When you think of shared decisionmaking and succession in family enterprises, do you think of legacy assets? If not, you’re not alone. Usually family businesses, especially operating companies, hold the prominent place. Most financial advisors, lawyers and accountants focus on advising the client about his ownership stake in the family business. After all, the business is what generates the cash that provides the client with a high standard of living, gives the client the ability to buy other assets and enables the client to pay the advisor’s fees.
Yet a family enterprise client of any complexity often owns significant assets in addition to the operating company. Among these assets may be a legacy asset–an asset the family owns not because it generates a rate of return or provides employment for the family, but because it holds non-financial value in the family. A family owns a family business, such as an operating company or a family investment entity, for the for-profit purpose of making money; a family owns a legacy asset for its non-financial value. Non-financial value arises different circumstances. The value may be strong emotional bonds between siblings or cousins. Or the value may be shared memories arising from a place that’s been prominent in the family. Perhaps the place represents a location where financial success in the family began. The asset may represent a time in the past when the family made an important decision. Or the asset may be a place where the family simply retreats to enjoy shared leisure. Regardless of the type of non-financial value, the legacy asset is important because it creates this kind of value for members of the family, and not primarily because it makes money (though it may well generate a profit).
Think of legacy assets such as family vacation property, land, artwork, collections or funds of charitable monies.
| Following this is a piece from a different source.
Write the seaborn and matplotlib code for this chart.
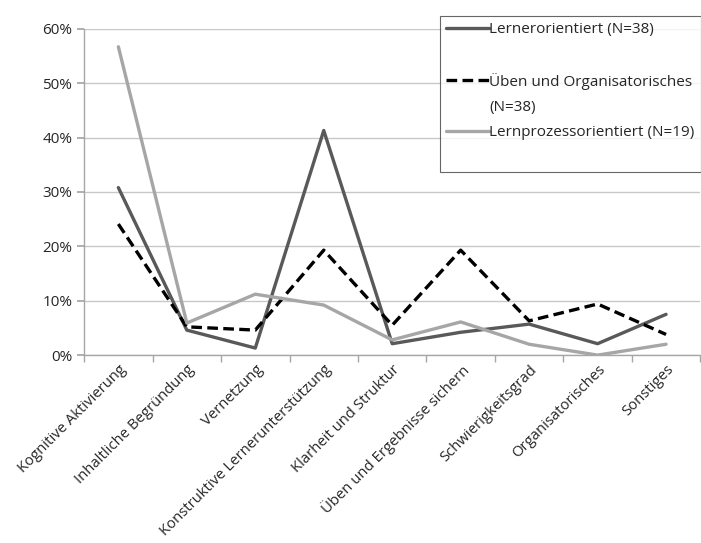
import numpy as np
import pandas as pd
import matplotlib
matplotlib.use("Agg")
import matplotlib.pyplot as plt
import seaborn as sns
from matplotlib.ticker import PercentFormatter

categories = ["Kognitive Aktivierung", "Inhaltliche Begründung", "Vernetzung",
              "Konstruktive Lernerunterstützung", "Klarheit und Struktur",
              "Üben und Ergebnisse sichern", "Schwierigkeitsgrad",
              "Organisatorisches", "Sonstiges"]
lernerorientiert = [0.308, 0.046, 0.013, 0.413, 0.021, 0.042, 0.057, 0.021, 0.075]
ueben_org = [0.241, 0.052, 0.046, 0.193, 0.055, 0.193, 0.063, 0.094, 0.038]
lernprozess = [0.567, 0.059, 0.112, 0.092, 0.028, 0.061, 0.020, 0.0, 0.020]
series_names = ["Lernerorientiert (N=38)", "Üben und Organisatorisches (N=38)",
                "Lernprozessorientiert (N=19)"]
y_ticks = [0, 0.1, 0.2, 0.3, 0.4, 0.5, 0.6]

rows = []
for name, vals in zip(series_names, [lernerorientiert, ueben_org, lernprozess]):
    for i, v in enumerate(vals):
        rows.append({"pos": i, "Kategorie": categories[i], "Anteil": v, "Gruppe": name})
df = pd.DataFrame(rows)

sns.set_theme(style="white")
plt.rcParams["font.family"] = ["Open Sans", "DejaVu Sans"]

fig = plt.figure(figsize=(7.01, 5.43), dpi=100)
ax = fig.add_axes([0.12, 0.346, 0.879, 0.601])

palette = {series_names[0]: "#595959", series_names[1]: "#000000", series_names[2]: "#a6a6a6"}
dashes = {series_names[0]: "", series_names[1]: (3.2, 1.6), series_names[2]: ""}
sns.lineplot(data=df, x="pos", y="Anteil", hue="Gruppe", style="Gruppe",
             palette=palette, dashes=dashes, linewidth=2.4, ax=ax, legend=False)

ax.set_xlim(-0.5, 8.5)
ax.set_ylim(0, 0.6)
ax.set_yticks(y_ticks)
ax.yaxis.set_major_formatter(PercentFormatter(1.0, decimals=0))
ax.yaxis.grid(True, color="#c8c8c8", linewidth=1)
ax.set_axisbelow(True)

ax.set_xticks(range(len(categories)))
ax.set_xticklabels(categories, rotation=45, ha="right", rotation_mode="anchor", fontsize=10.7)
ax.set_xticks(np.arange(-0.5, 9, 1), minor=True)
ax.tick_params(axis="x", which="major", length=0, pad=5)
ax.tick_params(axis="x", which="minor", length=5, color="#a6a6a6", direction="out", bottom=True)
ax.tick_params(axis="y", length=5, color="#a6a6a6", direction="out", left=True, labelsize=11)
ax.set_xlabel("")
ax.set_ylabel("")

for s in ["top", "right"]:
    ax.spines[s].set_visible(False)
for s in ["left", "bottom"]:
    ax.spines[s].set_color("#a6a6a6")
    ax.spines[s].set_linewidth(1)

# legend rows laid out like the Excel original (wrapped second label, extra gaps)
blank = plt.Line2D([], [], color="none")
handles = [plt.Line2D([], [], color=palette[series_names[0]], linewidth=2.4),
           blank,
           plt.Line2D([], [], color=palette[series_names[1]], linewidth=2.4,
                      linestyle=(0, dashes[series_names[1]])),
           blank,
           plt.Line2D([], [], color=palette[series_names[2]], linewidth=2.4),
           blank]
labels = [series_names[0], " ", "Üben und Organisatorisches", "(N=38)", series_names[2], " "]
leg = fig.legend(handles, labels, loc="upper right", bbox_to_anchor=(0.9995, 0.971),
                 frameon=True, fancybox=False, fontsize=11, handlelength=2.8,
                 handletextpad=0.05, labelspacing=0.68, borderpad=0.4, borderaxespad=0)
leg.get_frame().set_edgecolor("#404040")
leg.get_frame().set_linewidth(0.8)

fig.savefig("out.png", dpi=100)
These assets occupy a place on the family’s sheet. They can be valued in dollars, and they may figure significantly in a financial plan with respect to asset allocation and diversification. But the primary reason the family owns the asset is for its value other than the asset’s capacity to generate cash.
Consider these examples:
- Family One runs a very profitable third-generation food manufacturing business. The business’ profitability makes it important to the family. But the asset that means the most to the family is an historic, eighth-generation homestead that requires expensive upkeep. The family pays for the upkeep with profits from the food business.
- Family Two runs a sixth-generation farm in addition to their holdings in insurance and retailing. The crops from the farm are marginally profitable, yet because of the family’s ties to the land, not one family member wants to sell the property (even though several of them are under pressure to sell).
- Family Three owns an operating company that’s declining in value. In the prior generation, many distributions from the operating company went into a family foundation, which makes cutting-edge grants to local charities. Intra-family tensions about decisionmaking in the operating company threaten to damage the foundation’s effectiveness.
In such cases, the family must consider decisionmaking, succession planning and transitions in the legacy asset alongside planning for the family business. The legacy asset’s governance must be considered in its own right, simply because of the asset’s non-financial value to the family. But even more, the legacy asset’s governance bears attention because the legacy asset’s decision-making structure and dynamics may influence the decisionmaking that goes on in the family business. For both these reasons, the legacy asset needs a governance structure of its own – one that fits the family, just as the governance structure for the family business fits the family.
To accomplish this, the family will need to consider its attitudes toward issues that arise with this kind of property. For example (and most of these pertain to non-charitable legacy assets):
- Shared purpose: Why does the family want to own or use this property together? What do they hope to get out of shared ownership or use of the property? How long do they intend to keep the property in the family? Under what circumstances would they sell the property, and why?
- Valuation and exit: Should the asset be valued so as to enable family members to exit easily, or does the family see itself as a long-term custodian of the property, such that exit needs to be discouraged?
- Care and maintenance: How does the family intend to balance responsibility for taking care of the property? Is there a governance reason for family members themselves to perform any of the upkeep, or will the family simply hire out all the work?
- Funding: Will the family pay for upkeep of the property using money from its for-profit activities, such as an operating company? If not, how will the family fund the upkeep?
- Outsiders nearby: If land is concerned, how will the family deal with succession issues that arise with owners of nearby properties?
These examples aren’t a complete list, and they can’t be. Ownership attitudes are unique to each family, and the legacy assets themselves are unique. That is why each legacy asset deserves its own governance structure - one that fits the family and the asset.